Mercia’s venture capital trusts raise £60m as investors bulk up exposure to private businesses
Mercia Asset Management has raised £60m for three of its venture capital trusts focused on the North of England.
In September, the trusts launched a share offer for £42m, with an £18m overallotment option.
At the time, Nicholas Hyett, investment manager at Wealth Club, said the fundraise was due to the VCTs making a “raft of exits” from various holdings, bringing in over £154.6m in cash during the last two years.
The three Northern VCTs are Northern Venture Trust, Northern 2 VCT and Northern 3 VCT. Following an initial allotment in January 2024, they each expect to allot the remaining new shares around 4 April.
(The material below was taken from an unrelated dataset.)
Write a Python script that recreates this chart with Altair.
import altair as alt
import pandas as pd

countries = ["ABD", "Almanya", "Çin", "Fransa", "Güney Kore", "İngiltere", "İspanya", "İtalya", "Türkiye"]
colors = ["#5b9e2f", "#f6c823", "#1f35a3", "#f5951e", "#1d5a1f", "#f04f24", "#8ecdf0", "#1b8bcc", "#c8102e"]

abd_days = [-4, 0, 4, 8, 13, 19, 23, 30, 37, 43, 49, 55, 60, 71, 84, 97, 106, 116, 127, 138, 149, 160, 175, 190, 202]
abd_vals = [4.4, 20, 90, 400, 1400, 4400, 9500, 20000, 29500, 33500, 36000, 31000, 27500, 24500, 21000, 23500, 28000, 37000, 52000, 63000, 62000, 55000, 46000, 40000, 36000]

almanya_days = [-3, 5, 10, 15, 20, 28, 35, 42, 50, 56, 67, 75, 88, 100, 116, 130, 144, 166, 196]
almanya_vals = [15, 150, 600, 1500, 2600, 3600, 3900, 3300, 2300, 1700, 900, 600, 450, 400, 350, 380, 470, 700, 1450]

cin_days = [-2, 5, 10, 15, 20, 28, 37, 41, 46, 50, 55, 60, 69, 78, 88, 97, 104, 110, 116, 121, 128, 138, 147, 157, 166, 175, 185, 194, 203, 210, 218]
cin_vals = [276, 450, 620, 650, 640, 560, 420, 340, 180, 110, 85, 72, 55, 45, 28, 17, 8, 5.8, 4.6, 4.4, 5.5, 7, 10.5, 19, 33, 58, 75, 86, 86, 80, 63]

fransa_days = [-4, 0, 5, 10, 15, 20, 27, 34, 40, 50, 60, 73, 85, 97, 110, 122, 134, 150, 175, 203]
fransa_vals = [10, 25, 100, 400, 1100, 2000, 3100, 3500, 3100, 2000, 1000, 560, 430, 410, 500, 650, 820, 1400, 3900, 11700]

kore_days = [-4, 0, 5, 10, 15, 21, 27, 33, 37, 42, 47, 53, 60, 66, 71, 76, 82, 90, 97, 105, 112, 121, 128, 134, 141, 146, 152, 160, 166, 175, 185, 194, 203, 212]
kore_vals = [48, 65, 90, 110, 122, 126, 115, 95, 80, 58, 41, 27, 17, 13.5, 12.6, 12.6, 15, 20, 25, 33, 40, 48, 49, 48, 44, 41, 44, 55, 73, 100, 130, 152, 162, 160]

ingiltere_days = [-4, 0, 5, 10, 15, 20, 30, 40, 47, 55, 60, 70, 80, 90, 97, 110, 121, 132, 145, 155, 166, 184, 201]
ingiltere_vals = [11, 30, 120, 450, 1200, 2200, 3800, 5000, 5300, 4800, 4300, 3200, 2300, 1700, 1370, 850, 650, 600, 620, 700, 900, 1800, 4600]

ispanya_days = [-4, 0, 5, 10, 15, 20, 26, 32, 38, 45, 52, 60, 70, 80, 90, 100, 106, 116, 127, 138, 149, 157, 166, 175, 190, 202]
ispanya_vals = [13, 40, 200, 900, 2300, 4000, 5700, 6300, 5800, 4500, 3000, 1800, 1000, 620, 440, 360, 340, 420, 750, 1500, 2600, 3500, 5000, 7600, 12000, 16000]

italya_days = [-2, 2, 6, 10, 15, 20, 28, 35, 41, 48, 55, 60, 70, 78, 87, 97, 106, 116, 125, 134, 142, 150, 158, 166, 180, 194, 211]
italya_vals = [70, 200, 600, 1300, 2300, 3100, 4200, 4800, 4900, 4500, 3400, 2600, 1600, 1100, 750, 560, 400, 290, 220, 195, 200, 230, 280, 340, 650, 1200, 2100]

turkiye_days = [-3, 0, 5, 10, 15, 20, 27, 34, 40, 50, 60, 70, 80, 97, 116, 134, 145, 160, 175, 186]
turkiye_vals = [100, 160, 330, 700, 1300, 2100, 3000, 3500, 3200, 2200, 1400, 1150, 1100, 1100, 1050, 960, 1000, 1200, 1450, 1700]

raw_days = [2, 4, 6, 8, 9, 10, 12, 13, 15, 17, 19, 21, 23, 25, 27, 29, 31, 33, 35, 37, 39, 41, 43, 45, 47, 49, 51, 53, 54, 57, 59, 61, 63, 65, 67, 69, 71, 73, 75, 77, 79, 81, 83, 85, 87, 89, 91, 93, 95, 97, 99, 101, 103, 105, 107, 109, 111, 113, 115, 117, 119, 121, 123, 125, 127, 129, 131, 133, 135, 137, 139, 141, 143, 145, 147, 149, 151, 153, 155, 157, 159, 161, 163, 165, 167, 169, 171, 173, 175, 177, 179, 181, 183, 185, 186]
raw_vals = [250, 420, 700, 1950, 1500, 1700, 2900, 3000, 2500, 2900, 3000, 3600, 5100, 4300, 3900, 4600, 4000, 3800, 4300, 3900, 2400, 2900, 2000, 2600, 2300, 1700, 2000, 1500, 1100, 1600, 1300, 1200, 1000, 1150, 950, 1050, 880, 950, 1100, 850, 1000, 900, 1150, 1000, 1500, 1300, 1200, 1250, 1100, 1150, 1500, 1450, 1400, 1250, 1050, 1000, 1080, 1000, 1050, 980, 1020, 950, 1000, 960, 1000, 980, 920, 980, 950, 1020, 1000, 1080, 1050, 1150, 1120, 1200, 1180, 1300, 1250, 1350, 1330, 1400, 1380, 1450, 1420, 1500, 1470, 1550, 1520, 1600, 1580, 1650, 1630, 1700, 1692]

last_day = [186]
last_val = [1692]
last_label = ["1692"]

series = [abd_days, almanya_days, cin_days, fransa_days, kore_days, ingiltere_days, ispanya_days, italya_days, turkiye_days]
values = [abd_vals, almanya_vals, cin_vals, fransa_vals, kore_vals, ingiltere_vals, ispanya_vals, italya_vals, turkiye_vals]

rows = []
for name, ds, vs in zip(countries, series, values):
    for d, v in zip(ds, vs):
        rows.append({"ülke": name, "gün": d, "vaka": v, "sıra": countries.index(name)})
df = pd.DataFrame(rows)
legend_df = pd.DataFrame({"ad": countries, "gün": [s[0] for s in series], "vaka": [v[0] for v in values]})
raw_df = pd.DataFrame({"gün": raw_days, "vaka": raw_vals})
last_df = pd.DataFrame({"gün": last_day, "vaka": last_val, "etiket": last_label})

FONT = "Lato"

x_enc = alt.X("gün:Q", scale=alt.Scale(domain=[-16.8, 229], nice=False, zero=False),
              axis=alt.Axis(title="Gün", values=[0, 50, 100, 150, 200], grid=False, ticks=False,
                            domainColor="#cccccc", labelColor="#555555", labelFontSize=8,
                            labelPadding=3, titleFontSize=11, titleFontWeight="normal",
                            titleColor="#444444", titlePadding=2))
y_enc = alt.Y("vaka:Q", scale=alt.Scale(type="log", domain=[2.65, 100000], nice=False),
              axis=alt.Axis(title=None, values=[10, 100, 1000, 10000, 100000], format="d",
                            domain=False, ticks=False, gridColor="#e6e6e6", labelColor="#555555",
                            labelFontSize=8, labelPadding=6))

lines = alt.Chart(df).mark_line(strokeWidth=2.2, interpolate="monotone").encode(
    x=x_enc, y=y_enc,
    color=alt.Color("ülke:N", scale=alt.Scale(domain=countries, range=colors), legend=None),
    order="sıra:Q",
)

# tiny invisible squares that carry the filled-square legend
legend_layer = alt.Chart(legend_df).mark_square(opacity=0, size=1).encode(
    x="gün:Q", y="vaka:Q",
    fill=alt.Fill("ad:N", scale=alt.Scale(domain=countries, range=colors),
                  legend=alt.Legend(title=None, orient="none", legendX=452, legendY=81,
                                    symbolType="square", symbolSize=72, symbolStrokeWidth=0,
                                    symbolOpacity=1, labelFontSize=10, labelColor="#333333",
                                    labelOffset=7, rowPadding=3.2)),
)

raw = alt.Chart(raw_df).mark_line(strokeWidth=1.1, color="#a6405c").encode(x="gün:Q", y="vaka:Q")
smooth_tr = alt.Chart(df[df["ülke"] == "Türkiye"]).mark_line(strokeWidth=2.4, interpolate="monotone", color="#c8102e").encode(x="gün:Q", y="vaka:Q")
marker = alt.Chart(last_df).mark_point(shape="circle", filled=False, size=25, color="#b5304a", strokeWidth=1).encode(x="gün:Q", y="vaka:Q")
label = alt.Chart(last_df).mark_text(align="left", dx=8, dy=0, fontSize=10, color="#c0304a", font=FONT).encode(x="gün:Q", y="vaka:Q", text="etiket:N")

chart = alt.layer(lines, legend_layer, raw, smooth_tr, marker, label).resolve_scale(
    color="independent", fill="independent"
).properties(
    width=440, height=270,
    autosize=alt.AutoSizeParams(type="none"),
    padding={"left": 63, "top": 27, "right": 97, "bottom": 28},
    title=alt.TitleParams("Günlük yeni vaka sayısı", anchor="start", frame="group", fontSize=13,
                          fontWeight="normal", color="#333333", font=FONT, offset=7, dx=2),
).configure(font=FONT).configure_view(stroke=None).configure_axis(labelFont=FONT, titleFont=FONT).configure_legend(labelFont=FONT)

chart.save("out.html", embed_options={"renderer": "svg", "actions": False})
Mercia took control of the three trusts in 2019 from NVM Private Equity, which were the first VCTs that the firm had ever managed.
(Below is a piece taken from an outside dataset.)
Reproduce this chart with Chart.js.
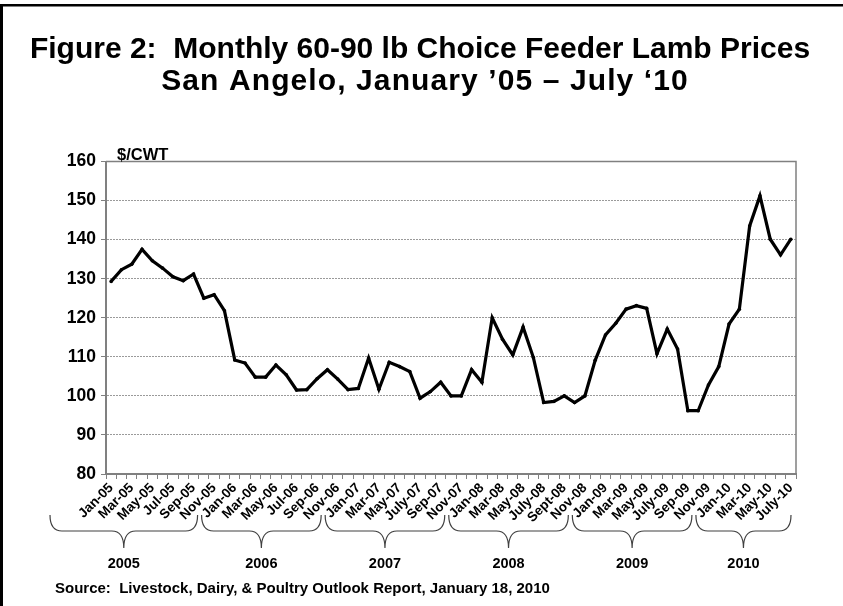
<!DOCTYPE html>
<html>
<head>
<meta charset="utf-8">
<script src="https://cdn.jsdelivr.net/npm/chart.js@4.4.0/dist/chart.umd.min.js"></script>
<style>
  html, body { margin: 0; padding: 0; background: #fff; }
  #wrap { position: relative; width: 843px; height: 606px; }
</style>
</head>
<body>
<div id="wrap"><canvas id="c"></canvas></div>
<script>
// Monthly categories, January 2005 through July 2010
const monthLabels = [
  'Jan-05','Feb-05','Mar-05','Apr-05','May-05','Jun-05','Jul-05','Aug-05','Sep-05','Oct-05','Nov-05','Dec-05',
  'Jan-06','Feb-06','Mar-06','Apr-06','May-06','Jun-06','Jul-06','Aug-06','Sep-06','Oct-06','Nov-06','Dec-06',
  'Jan-07','Feb-07','Mar-07','Apr-07','May-07','Jun-07','July-07','Aug-07','Sep-07','Oct-07','Nov-07','Dec-07',
  'Jan-08','Feb-08','Mar-08','Apr-08','May-08','Jun-08','July-08','Aug-08','Sept-08','Oct-08','Nov-08','Dec-08',
  'Jan-09','Feb-09','Mar-09','Apr-09','May-09','Jun-09','July-09','Aug-09','Sep-09','Oct-09','Nov-09','Dec-09',
  'Jan-10','Feb-10','Mar-10','Apr-10','May-10','Jun-10','July-10'
];

// 60-90 lb choice feeder lamb price, $/cwt
const prices = [
  129.3, 132.3, 133.7, 137.5, 134.6, 132.7, 130.5, 129.5, 131.2, 125.0, 125.9, 121.8,
  109.2, 108.4, 104.8, 104.8, 107.9, 105.4, 101.5, 101.6, 104.4, 106.7, 104.3, 101.6,
  101.9, 109.7, 101.7, 108.6, 107.5, 106.2,  99.4, 101.1, 103.5, 100.0, 100.0, 106.7,
  103.5, 120.0, 114.5, 110.5, 117.6, 109.8,  98.3,  98.6, 100.0,  98.3, 100.0, 109.1,
  115.6, 118.6, 122.2, 123.1, 122.4, 110.8, 117.1, 112.0,  96.2,  96.2, 102.8, 107.5,
  118.4, 122.2, 143.5, 151.2, 140.1, 136.1, 140.1
];

// Year groups under the month axis (first and last month index of each)
const yearNames = ['2005', '2006', '2007', '2008', '2009', '2010'];
const yearFirst = [0, 12, 24, 36, 48, 60];
const yearLast  = [11, 23, 35, 47, 59, 66];

const titleLines = [
  'Figure 2:  Monthly 60-90 lb Choice Feeder Lamb Prices',
  'San Angelo, January \u201905 \u2013 July \u201810'
];
const unitLabel = '$/CWT';
const sourceNote = 'Source:  Livestock, Dairy, & Poultry Outlook Report, January 18, 2010';

const FONT = '"Liberation Sans", Arial, sans-serif';

// Frame, title, plot border, unit label, year braces and source line
const decorations = {
  id: 'decorations',
  beforeDraw(chart) {
    const ctx = chart.ctx;
    ctx.save();
    ctx.fillStyle = '#fff';
    ctx.fillRect(0, 0, chart.width, chart.height);
    ctx.fillStyle = '#000';
    ctx.fillRect(0, 4, chart.width, 2.5);
    ctx.fillRect(0, 4, 3, chart.height);

    ctx.font = 'bold 30px ' + FONT;
    ctx.textAlign = 'center';
    ctx.textBaseline = 'middle';
    ctx.fillText(titleLines[0], 420, 50);
    if ('letterSpacing' in ctx) ctx.letterSpacing = '1.1px';
    ctx.fillText(titleLines[1], 425, 82);
    ctx.restore();
  },
  afterDatasetsDraw(chart) {
    const ctx = chart.ctx;
    const a = chart.chartArea;
    ctx.save();
    ctx.strokeStyle = '#808080';
    ctx.lineWidth = 1.5;
    ctx.beginPath();
    ctx.moveTo(a.left, a.top);
    ctx.lineTo(a.right, a.top);
    ctx.lineTo(a.right, a.bottom);
    ctx.stroke();
    ctx.restore();
  },
  afterDraw(chart) {
    const ctx = chart.ctx;
    const a = chart.chartArea;
    const xs = chart.scales.x;
    ctx.save();

    ctx.fillStyle = '#000';
    ctx.font = 'bold 16.5px ' + FONT;
    ctx.textAlign = 'left';
    ctx.textBaseline = 'alphabetic';
    ctx.fillText(unitLabel, a.left + 11, a.top - 2);

    const px = i => xs.getPixelForValue(i);
    const step = px(1) - px(0);
    const shift = 30;
    const y0 = 515, y1 = 531, y2 = 548, r = 12;
    ctx.strokeStyle = '#404040';
    ctx.lineWidth = 1.2;
    ctx.font = 'bold 14.5px ' + FONT;
    ctx.textAlign = 'center';
    ctx.textBaseline = 'middle';
    yearNames.forEach((name, k) => {
      let x1 = px(yearFirst[k]) - step / 2 - shift;
      let x2 = px(yearLast[k]) + step / 2 - shift;
      if (k === 0) x1 -= 28;
      if (k === yearNames.length - 1) x2 += 27;
      x1 += 2; x2 -= 2;
      const mid = (x1 + x2) / 2;
      ctx.beginPath();
      ctx.moveTo(x1, y0);
      ctx.quadraticCurveTo(x1, y1, x1 + r, y1);
      ctx.lineTo(mid - r, y1);
      ctx.quadraticCurveTo(mid, y1, mid, y2);
      ctx.quadraticCurveTo(mid, y1, mid + r, y1);
      ctx.lineTo(x2 - r, y1);
      ctx.quadraticCurveTo(x2, y1, x2, y0);
      ctx.stroke();
      ctx.fillText(name, mid, 564);
    });

    ctx.font = 'bold 15px ' + FONT;
    ctx.textAlign = 'left';
    ctx.fillText(sourceNote, 55, 589);
    ctx.restore();
  }
};

new Chart(document.getElementById('c'), {
  type: 'line',
  data: {
    labels: monthLabels,
    datasets: [{
      data: prices,
      borderColor: '#000',
      backgroundColor: '#000',
      borderWidth: 3.2,
      pointRadius: 1.8,
      pointBorderWidth: 0,
      tension: 0,
      fill: false
    }]
  },
  options: {
    responsive: true,
    maintainAspectRatio: false,
    animation: false,
    layout: { padding: { left: 0, right: 47, top: 161.5, bottom: 0 } },
    plugins: {
      legend: { display: false },
      tooltip: { enabled: false },
      title: { display: false }
    },
    scales: {
      x: {
        offset: true,
        afterFit(scale) { scale.height = 132; },
        grid: {
          offset: true,
          drawOnChartArea: false,
          drawTicks: true,
          tickLength: 5,
          tickColor: '#808080',
          tickWidth: 1
        },
        border: { display: true, color: '#808080', width: 2 },
        ticks: {
          autoSkip: false,
          minRotation: 45,
          maxRotation: 45,
          padding: 1,
          color: '#000',
          font: { family: FONT, size: 13.5, weight: 'bold' },
          callback: (v, i) => (i % 2 === 0 ? monthLabels[i] : '')
        }
      },
      y: {
        min: 80,
        max: 160,
        afterFit(scale) { scale.width = 106; },
        grid: {
          color: '#9a9a9a',
          lineWidth: 1,
          drawTicks: true,
          tickLength: 5,
          tickColor: '#808080'
        },
        border: { display: true, color: '#808080', width: 2, dash: [2, 1] },
        ticks: {
          stepSize: 10,
          padding: 5,
          color: '#000',
          font: { family: FONT, size: 17.5, weight: 'bold' }
        }
      }
    }
  },
  plugins: [decorations]
});
</script>
</body>
</html>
Mark Payton, CEO of Mercia, said, “I am delighted that the Northern VCTs have achieved significant fundraising in the context of a more challenging fundraising environment.
“The successful £60m fundraise underscores the trust Mercia has built in managing the Northern VCTs, which remain a vital source of investment for SMEs navigating the current economic climate.”
Last month, the firm, which manages around £1.5bn in assets, secured a £207m mandate from the British Business Bank to invest in the Midlands alongside its venture capital arm.
The new mandate was part of the larger Midlands Engine Investment Fund II (MEIF), a £400m initiative launched by the government-backed institution. It launched the Midlands Engine Investment Fund I in 2017 to much fanfare. The £300m fund supported more than 700 businesses and created over 4,000 jobs across the Midlands.
Of the total Mercia was given stewardship over, £44m will be debt lent to the West Midlands via Mercia’s Frontier Development Capital, and the remaining £163m will be equity invested into the region.
The funds are expected to be managed from Mercia’s offices in Birmingham, Nottingham, and Henley-in-Arden.